Soda Taxes Arise Again in Hawaii, Vermont

Hand crushing a soda canThe impulse among America’s food police to tax soft drinks is an old one— Kelly “Twinkie tax” Brownell pushed the idea as early as 1994 — but it has the nine lives of a cat. Despite multiple defeats in Democratic-leaning districts last year and in the past, the soda tax looks like it will be resurrected in Hawaii and Vermont (and possibly more states).

Hawaii’s governor will call for a $1.28-per-gallon tax on sodas. In 2011, he had attempted to pass a soda tax under the Orwellian title “Sugary Beverage Healthy Hawaii Fee,” but the state legislature saw through the obfuscating rhetoric and defeated it. Nevertheless, it’s back from the dead.

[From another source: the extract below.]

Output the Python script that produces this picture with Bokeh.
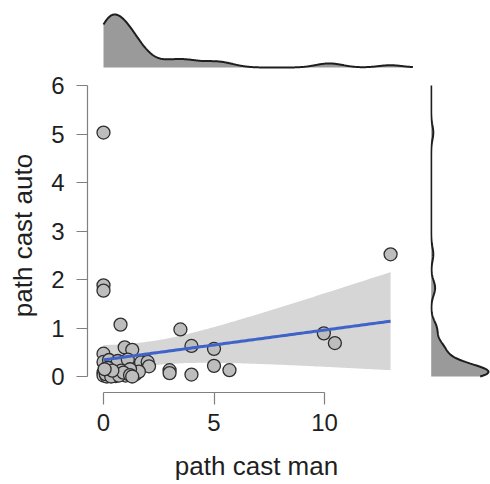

In Vermont, meanwhile, a group of activists looking for a way to fund healthcare reform (haven’t we heard this story before?) are trying to push a soda tax in the Green Mountain State. However, Vermont’s governor isn’t sure that the tax is the right idea. He noted in a recent public forum: “One of the challenges [of the soda tax] is it’s a very regressive tax, it puts a tax on those who can least afford it to pay the most.” He’s on to something: These exercises in social engineering take money out of the hands of working people who enjoy sodas with no regard for their ability to pay.

Even worse, there’s considerable evidence that these zombified taxes won’t affect obesity either. Researchers from the U.K. found that a 10 percent soda tax would reduce daily calories consumed by three calories — less than one tenth of one percent of the stored energy in a pound of body fat. Other estimates have found that people would reduce their calorie intake by nine calories per day. That’s not going to make any difference on obesity rates.

Given that there’s no evidence that soda or other food and beverage taxes will correct the problem they’re intended to help and that the poor will bear a disproportionate share of the tax burden, it shouldn’t be surprising that soda taxes are massively unpopular.